The American Independent Party is Still Around After Half a Century

There was this interesting blurb from yesterday's Water Cooler by Lambert Strether:
CA: “California Voters Keep Accidentally Joining George Wallace’s Zombie Political Party” [New York Magazine]. “An April 2016 Los Angeles Times report showing that a vast number of indies who should have been registering as ‘No Party Preference’ voters were instead signing up for the [American Independent Party, a hold-over from the Wallace campaign in 1968]…. it certainly did not help the Sanders campaign, which was counting on indie votes…. If there’s a 20-candidate presidential field and Sanders or somebody else is counting on indies to get them across the line in California, they’d better start getting the word on about the AIP pretty soon.”
Who would have imagined that the American Independent Party exists more than 50 years after the 1968 presidential election. It seems to be limited to California; headquartered in Vacaville.

Last night, thinking about the 2020 presidential campaign, I wondered, If Wallace had somehow managed to get elected in 1968, could he have won a second term in 1972?

Because in many ways Trump's presidency is as if George Wallace had been elected, the main difference being that, as Michael Moore does a good job reminding us in his film Fahrenheit 11/9, Trump won in 2016 by running to Hillary's left on a host of issues, particularly war and peace. George Wallace, with General Curtis LeMay on his ticket in '68, ran as an unrepentant war-pig.

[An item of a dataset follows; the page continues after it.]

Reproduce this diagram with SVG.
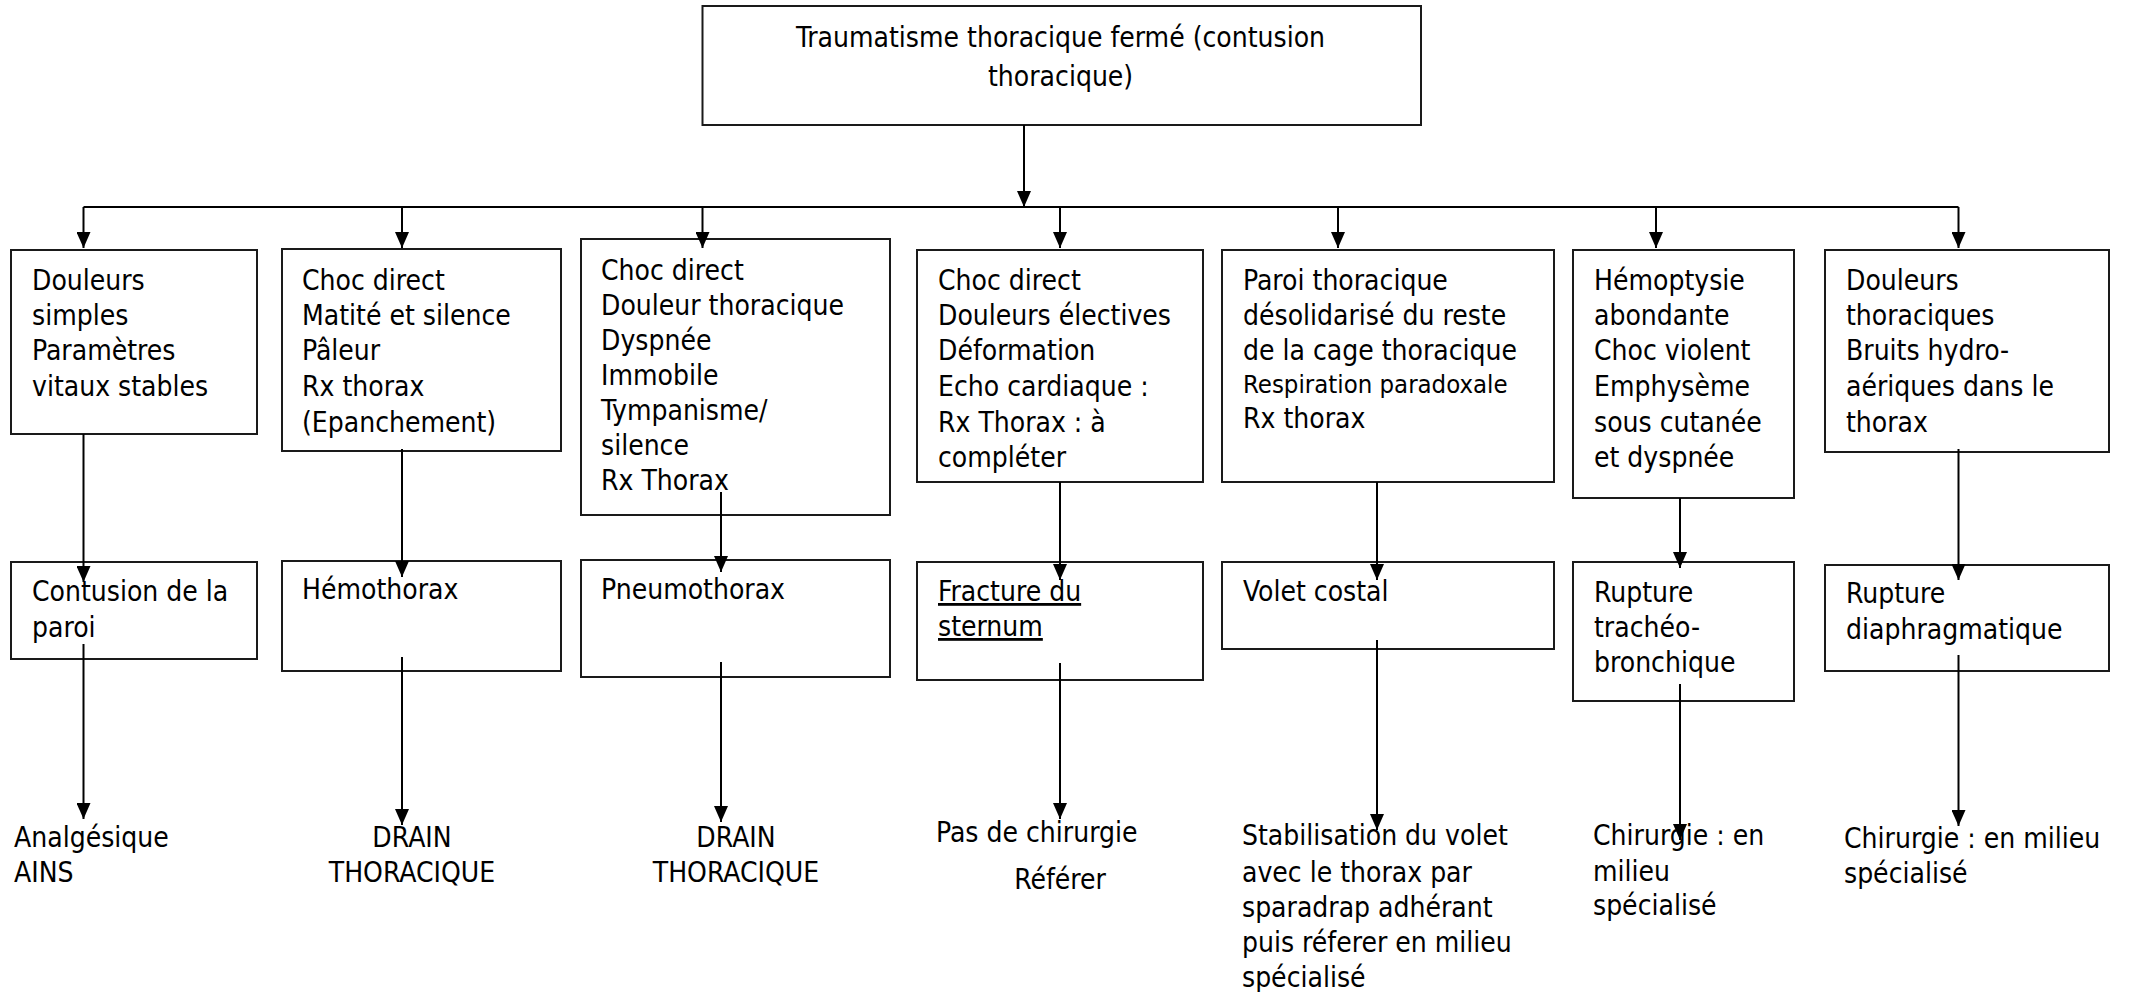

But all of Trump's left-progressive packaging has been ripped off after two-plus years in the White House.

As I drifted off to sleep I thought the only chance that Trump has is if the Democratic Party comes to the rescue. This is not out of the realm of possibility. If Sanders win's the primary, Democratic Party leaders might see their best hope of survival the sabotage of his candidacy.